Start of GIVEN DATA

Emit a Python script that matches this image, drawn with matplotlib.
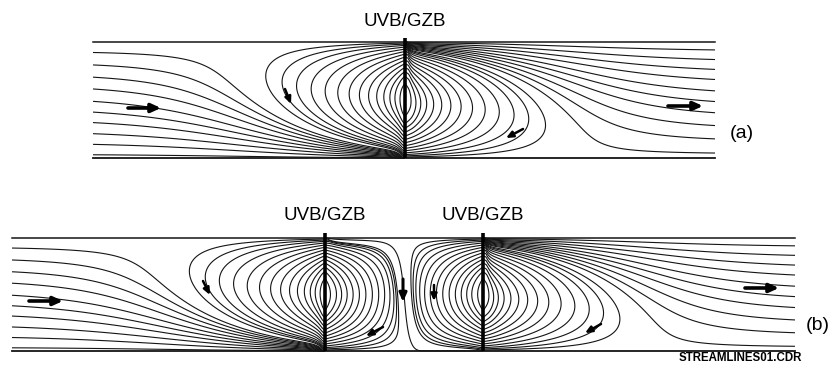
import numpy as np
import matplotlib
matplotlib.use("Agg")
import matplotlib.pyplot as plt

# ---------------- data ----------------
# stream-function values of the through-flow lines (fraction of channel height far upstream)
stream_levels = [0.034, 0.138, 0.241, 0.345, 0.44, 0.534, 0.638, 0.733, 0.828, 0.922]
# through-flow lines drawn in the gap between the two barriers
gap_levels = [0.5]
# distances (px, panel a) from the barrier at which the recirculation rings cross mid-depth
ring_offsets = [5, 10, 15, 21, 28, 36, 45, 55, 66, 78, 91, 104, 116, 128]
# barrier labels
barrier_label = "UVB/GZB"
panel_labels = ["(a)", "(b)"]
file_label = "STREAMLINES01.CDR"

# flow model parameters (shape only)
A_VORT = 4.3      # vortex strength
A_DECAY = 0.56    # vortex decay length (channel heights)
GAMMA = 0.08      # corner convergence
JET_AMP = 3.0
JET_K = 6.0

# ---------------- layout ----------------
panels = [
    dict(x0=93, x1=715, top=42, bot=158, barriers=[405], btop=38),
    dict(x0=12, x1=795, top=238, bot=351, barriers=[325, 483], btop=233),
]
arrows = [  # (x_tail, y_tail, x_head, y_head, kind)
    (128, 108, 161, 108, "big"), (668, 106, 703, 106, "big"),
    (285, 89, 291, 104, "small"), (523, 129, 506, 138, "small"),
    (29, 301, 63, 301, "big"), (745, 288, 779, 288, "big"),
    (203, 281, 210, 295, "small"), (383, 327, 366, 336, "small"),
    (403, 279, 403, 302, "mid"), (434, 285, 434, 301, "small"),
    (601, 324, 585, 333, "small"),
]

fig = plt.figure(figsize=(8.38, 3.67), dpi=100)
ax = fig.add_axes([0, 0, 1, 1])
ax.set_xlim(0, 838)
ax.set_ylim(367, 0)
ax.axis("off")

LC = "#151515"
LW = 0.8


def g(d):
    return np.exp(-d / A_DECAY)


def powfield(eta, phi):
    p = np.exp(np.clip(phi, -50, 50))
    with np.errstate(all="ignore"):
        v = np.where(eta > 0, np.power(np.maximum(eta, 1e-300), p), 0.0)
    return v


def psi_left(u, eta):
    phi = -GAMMA / u
    return powfield(eta, phi) + A_VORT * g(u) * np.sin(np.pi * eta)


def psi_right(u, eta):
    phi = GAMMA / u
    return powfield(eta, phi) - A_VORT * g(u) * np.sin(np.pi * eta)


def psi_gap(u1, u2, s, Dgap, eta):
    phi = GAMMA / u1 - GAMMA / u2 - JET_AMP * np.tanh(JET_K * s)
    Ap = A_VORT / (1 - g(Dgap))
    return (powfield(eta, phi) - Ap * g(u1) * np.sin(np.pi * eta)
            + Ap * g(u2) * np.sin(np.pi * eta))


def draw(X, Y, Z, levels):
    ax.contour(X, Y, Z, levels=sorted(levels), colors=LC, linewidths=LW,
               linestyles="solid")


Ha = panels[0]["bot"] - panels[0]["top"]
ring_d = []
for o in ring_offsets:
    d = float(psi_left(np.array(o / Ha), np.array(0.5))) - 1.0
    if d > 0.01:
        ring_d.append(d)

EPS = 1e-4
for P in panels:
    H = P["bot"] - P["top"]
    bars = P["barriers"]
    eta = np.linspace(0, 1, int(H * 4) + 1)

    xb = bars[0]
    u = np.linspace((xb - P["x0"]) / H, EPS, int((xb - P["x0"]) * 4))
    U, E = np.meshgrid(u, eta)
    draw(xb - U * H, P["bot"] - E * H, psi_left(U, E),
         stream_levels + [1 + d for d in ring_d])

    xb = bars[-1]
    u = np.linspace(EPS, (P["x1"] - xb) / H, int((P["x1"] - xb) * 4))
    U, E = np.meshgrid(u, eta)
    draw(xb + U * H, P["bot"] - E * H, psi_right(U, E),
         stream_levels + [-d for d in ring_d])

    for b1, b2 in zip(bars[:-1], bars[1:]):
        Dg = (b2 - b1) / H
        u1 = np.linspace(EPS, Dg - EPS, int((b2 - b1) * 5))
        U1, E = np.meshgrid(u1, eta)
        Z = psi_gap(U1, Dg - U1, U1 - Dg / 2, Dg, E)
        draw(b1 + U1 * H, P["bot"] - E * H, Z,
             gap_levels + [-d for d in ring_d] + [1 + d for d in ring_d])

    ax.plot([P["x0"], P["x1"]], [P["top"], P["top"]], color=LC, lw=1.1)
    ax.plot([P["x0"], P["x1"]], [P["bot"], P["bot"]], color=LC, lw=1.3)
    for xb in bars:
        ax.plot([xb, xb], [P["btop"], P["bot"]], color="black", lw=2.6,
                solid_capstyle="butt")
        ax.text(xb, P["btop"] - 17, barrier_label, ha="center", va="center",
                fontsize=13.5, family="Liberation Sans", color="black")

ax.text(742, 133, panel_labels[0], ha="center", va="center", fontsize=14,
        family="Liberation Sans")
ax.text(818, 325, panel_labels[1], ha="center", va="center", fontsize=14,
        family="Liberation Sans")
ax.text(740, 358, file_label, ha="center", va="center", fontsize=8.3,
        family="Liberation Sans", weight="bold")

styles = {
    "big": dict(arrowstyle="-|>,head_length=0.55,head_width=0.25", lw=2.6),
    "mid": dict(arrowstyle="-|>,head_length=0.5,head_width=0.22", lw=2.2),
    "small": dict(arrowstyle="-|>,head_length=0.4,head_width=0.18", lw=1.8),
}
for xt, yt, xh, yh, kind in arrows:
    ax.annotate("", xy=(xh, yh), xytext=(xt, yt),
                arrowprops=dict(color="black", shrinkA=0, shrinkB=0,
                                **styles[kind]))

fig.savefig("out.png", dpi=100)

End of GIVEN DATA

# [TO BE DONE]
Please take the lines from the beginning of the data above through the line holding "import matplotlib.pyplot as plt" and transcribe them exactly, without any pictures.

# [SOLUTION TO THE EXERCISE]
Emit a Python script that matches this image, drawn with matplotlib.
import numpy as np
import matplotlib
matplotlib.use("Agg")
import matplotlib.pyplot as plt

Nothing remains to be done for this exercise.